What I learned in Lax’s class was that cholent is an incredibly easy dish to make, even for people who don’t cook much. While there is a bit of chopping of onions and potatoes, it’s mostly just layering everything into the slow cooker, seasoning as you go (“The potatoes need more salt than other things,” Lax noted, adding that potato chunks should be large, or else they’ll fall apart.) While chicken can be substituted for the beef, she said, use thighs, as breasts will be too dry, and take off the skin before cooking.
Bill Wild, a Mill Valley resident who describes himself as “curious, with admiration and respect for Judaism,” said he enjoyed the class. “There was a bonding of emotion with food presentation that worked for me,” he said, “but learning the Jewish tradition about [cholent] puts it in its context.”
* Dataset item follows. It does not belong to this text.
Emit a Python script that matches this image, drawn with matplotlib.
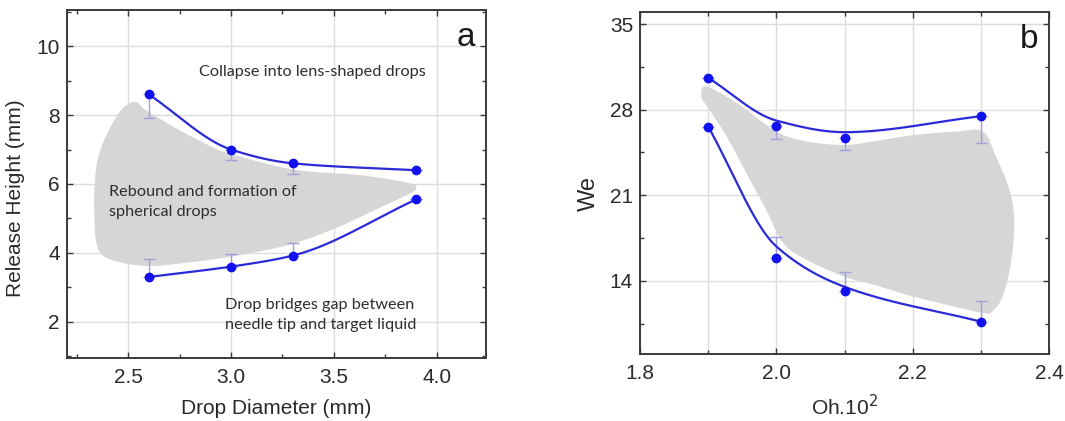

While Lax was an engaging teacher, and proudly told the class how her cholent recipe was served to guests at her son’s bar mitzvah at his request, I’m afraid she didn’t make a convert out of me. Perhaps the short ribs and Malbec version or one with jackfruit would be more my speed.
To find out about the next three installments of “Cooking Jewish,” which focus on chicken soup, challah and Passover, visit www.marinjcc.org/jewishlife/cooking-jewish.
Iris’ Cholent Recipe Made with Love
6 medium Yukon Gold potatoes, cubed (sprinkle with sea salt and paprika)
1 1/2 lbs. beef stew or flanken, seasoned with salt and pepper (for vegetarian cholent, omit this ingredient)
1 cup pearl barley (rinse and soak for an hour in cold water)
1 cup small white beans (rinse and soak for an hour in cold water)
1 cup pink beans (rinse and soak for an hour in cold water)
2 Maui sweet onions, quartered
1 large can Bush’s vegetarian beans with sauce it comes in
1/2 cup ketchup
12 oz. can Coca-Cola
hard-boiled eggs, sprinkled with salt and paprika (as many as you can fit on the top; no shells)
salt, chili powder and paprika to season
In a large Crockpot or slow cooker, layer the ingredients in the order above. Add water to come to top of pot and a bouillon cube (beef or vegetarian) and cover.
Set Crockpot on high for 6 hours and then turn to low and cook overnight (it will be ready around 1 p.m. the next day).
Remove eggs and mix everything together. Enjoy!